Speaking of failed stand-mandated science experiments. From Rea S. Hederman and Will Swain at realclearwire.com:
California’s headlong rush to replace its electricity grid with renewable energy has given the rest of the country a preview of the decarbonized future that President Biden and his revived Clean Power Plan envision for America. It isn’t pretty.
Before supply-chain woes and federal stimulus goosed inflation, California’s cost of living already ranked second highest in the nation. Enthusiastic efforts to rely more heavily on wind and solar power—touted as “cheap” sources of clean energy—have only made the state more expensive.
In 2015, President Obama imposed his Clean Power Plan to replace all coal-fired power plants with natural gas-fired plants and renewable energy. California said, “hold my beer” and passed its own Clean Energy and Pollution Reduction Act with even more ambitious decarbonization targets.
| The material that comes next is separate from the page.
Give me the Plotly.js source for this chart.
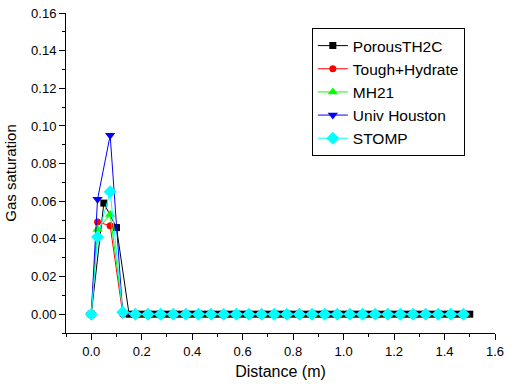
<!DOCTYPE html>
<html>
<head>
<meta charset="utf-8">
<script src="https://cdn.plot.ly/plotly-3.0.1.min.js"></script>
<style>html,body{margin:0;padding:0;background:#fff;}#chart{width:515px;height:384px;}</style>
</head>
<body>
<div id="chart"></div>
<script>
// Series names
const seriesNames = ["PorousTH2C", "Tough+Hydrate", "MH21", "Univ Houston", "STOMP"];

// PorousTH2C (dense grid)
const xPorous = [0, 0.05, 0.1, 0.15, 0.175, 0.2, 0.225, 0.25, 0.275, 0.3, 0.325, 0.35, 0.375, 0.4, 0.425, 0.45, 0.475,
  0.5, 0.525, 0.55, 0.575, 0.6, 0.625, 0.65, 0.675, 0.7, 0.725, 0.75, 0.775, 0.8, 0.825, 0.85, 0.875,
  0.9, 0.925, 0.95, 0.975, 1.0, 1.025, 1.05, 1.075, 1.1, 1.125, 1.15, 1.175, 1.2, 1.225, 1.25, 1.275,
  1.3, 1.325, 1.35, 1.375, 1.4, 1.425, 1.45, 1.475, 1.5];
const yPorous = [0, 0.059, 0.046, 0, 0, 0, 0, 0, 0, 0, 0, 0, 0, 0, 0, 0, 0,
  0, 0, 0, 0, 0, 0, 0, 0, 0, 0, 0, 0, 0, 0, 0, 0,
  0, 0, 0, 0, 0, 0, 0, 0, 0, 0, 0, 0, 0, 0, 0, 0,
  0, 0, 0, 0, 0, 0, 0, 0, 0];

// Other codes share a grid
const xGrid = [0, 0.025, 0.075, 0.125, 0.175, 0.225, 0.275, 0.325, 0.375, 0.425, 0.475, 0.525, 0.575, 0.625,
  0.675, 0.725, 0.775, 0.825, 0.875, 0.925, 0.975, 1.025, 1.075, 1.125, 1.175, 1.225, 1.275, 1.325,
  1.375, 1.425, 1.475];
const yTough = [0, 0.049, 0.047, 0, 0, 0, 0, 0, 0, 0, 0, 0, 0, 0, 0, 0, 0, 0, 0, 0, 0, 0, 0, 0, 0, 0, 0, 0, 0, 0, 0];
const yMH21 = [0, 0.045, 0.053, 0.002, 0, 0, 0, 0, 0, 0, 0, 0, 0, 0, 0, 0, 0, 0, 0, 0, 0, 0, 0, 0, 0, 0, 0, 0, 0, 0, 0];
const yHouston = [0, 0.061, 0.095, 0, 0, 0, 0, 0, 0, 0, 0, 0, 0, 0, 0, 0, 0, 0, 0, 0, 0, 0, 0, 0, 0, 0, 0, 0, 0, 0, 0];
const yStomp = [0, 0.041, 0.065, 0.001, 0, 0, 0, 0, 0, 0, 0, 0, 0, 0, 0, 0, 0, 0, 0, 0, 0, 0, 0, 0, 0, 0, 0, 0, 0, 0, 0];

const FONT = "Arial, 'Liberation Sans', sans-serif";

const traces = [
  {x: xPorous, y: yPorous, name: seriesNames[0], mode: "lines+markers",
   line: {color: "#000000", width: 1}, marker: {symbol: "square", size: 7, color: "#000000"}},
  {x: xGrid, y: yTough, name: seriesNames[1], mode: "lines+markers",
   line: {color: "#ff0000", width: 1}, marker: {symbol: "circle", size: 7, color: "#ff0000"}},
  {x: xGrid, y: yMH21, name: seriesNames[2], mode: "lines+markers",
   line: {color: "#00ff00", width: 1}, marker: {symbol: "triangle-up", size: 9, color: "#00ff00"}},
  {x: xGrid, y: yHouston, name: seriesNames[3], mode: "lines+markers",
   line: {color: "#0000ff", width: 1}, marker: {symbol: "triangle-down", size: 9, color: "#0000ff"}},
  {x: xGrid, y: yStomp, name: seriesNames[4], mode: "lines+markers",
   line: {color: "#00ffff", width: 1}, marker: {symbol: "diamond", size: 10, color: "#00ffff"}}
];

const xRange = [-0.1, 1.6];
const yRange = [-0.01, 0.16];

const layout = {
  width: 515, height: 384,
  margin: {l: 66, r: 20, t: 13, b: 51},
  paper_bgcolor: "#ffffff", plot_bgcolor: "#ffffff",
  font: {family: FONT, color: "#000000", size: 13},
  showlegend: true,
  legend: {x: 0.573, y: 0.953, xanchor: "left", yanchor: "top",
    bgcolor: "#ffffff", bordercolor: "#000000", borderwidth: 1,
    font: {family: FONT, size: 15.5, color: "#000000"}, tracegroupgap: 0},
  xaxis: {range: xRange, dtick: 0.2, tick0: 0, tickformat: ".1f",
    showgrid: false, zeroline: false, showline: true, linecolor: "#000", linewidth: 1,
    ticks: "outside", ticklen: 6, tickcolor: "#000", tickwidth: 1,
    minor: {dtick: 0.1, tick0: 0, ticks: "outside", ticklen: 3, tickcolor: "#000", showgrid: false},
    tickfont: {family: FONT, size: 13},
    title: {text: "Distance (m)", font: {family: FONT, size: 16}, standoff: 8}},
  yaxis: {range: yRange, dtick: 0.02, tick0: 0, tickformat: ".2f",
    showgrid: false, zeroline: false, showline: true, linecolor: "#000", linewidth: 1,
    ticks: "outside", ticklen: 6, tickcolor: "#000", tickwidth: 1,
    minor: {dtick: 0.01, tick0: 0, ticks: "outside", ticklen: 3, tickcolor: "#000", showgrid: false},
    tickfont: {family: FONT, size: 13},
    title: {text: "Gas saturation", font: {family: FONT, size: 15}, standoff: 10}},
  xaxis2: {overlaying: "x", side: "top", anchor: "y", range: xRange, dtick: 0.2, tick0: 0,
    showticklabels: false, showgrid: false, zeroline: false, showline: true, linecolor: "#000", linewidth: 1,
    ticks: "inside", ticklen: 6, tickcolor: "#000",
    minor: {dtick: 0.1, tick0: 0, ticks: "inside", ticklen: 3, tickcolor: "#000", showgrid: false}},
  yaxis2: {overlaying: "y", side: "right", anchor: "x", range: yRange, dtick: 0.02, tick0: 0,
    showticklabels: false, showgrid: false, zeroline: false, showline: true, linecolor: "#000", linewidth: 1,
    ticks: "inside", ticklen: 6, tickcolor: "#000",
    minor: {dtick: 0.01, tick0: 0, ticks: "inside", ticklen: 3, tickcolor: "#000", showgrid: false}}
};

Plotly.newPlot("chart", traces, layout, {staticPlot: true, displayModeBar: false});
</script>
</body>
</html>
To meet those targets, the state issued overzealous, poorly planned regulations that increased in-state electricity generation from wind and solar farms by over twenty thousand gigawatt hours per year. Wind and solar power now account for a quarter of California’s energy supply.
California and clean energy seem like a natural fit. The state’s sunny coastlines, bright deserts, windy mountain passes, and deep river valleys should offer bountiful sources of cheap, all-natural solar, wind, and hydropower. Unfortunately, they don’t. Nightfall, droughts, and windless days take these renewable power sources offline. And when intermittent clean energy sources cannot keep up with demand, California power providers turn to natural gas and electricity imports that backstop the state’s grid, but which are now more expensive due to the insufficient storage and pipeline capacity created by the idealized rush to “cheap” clean energy.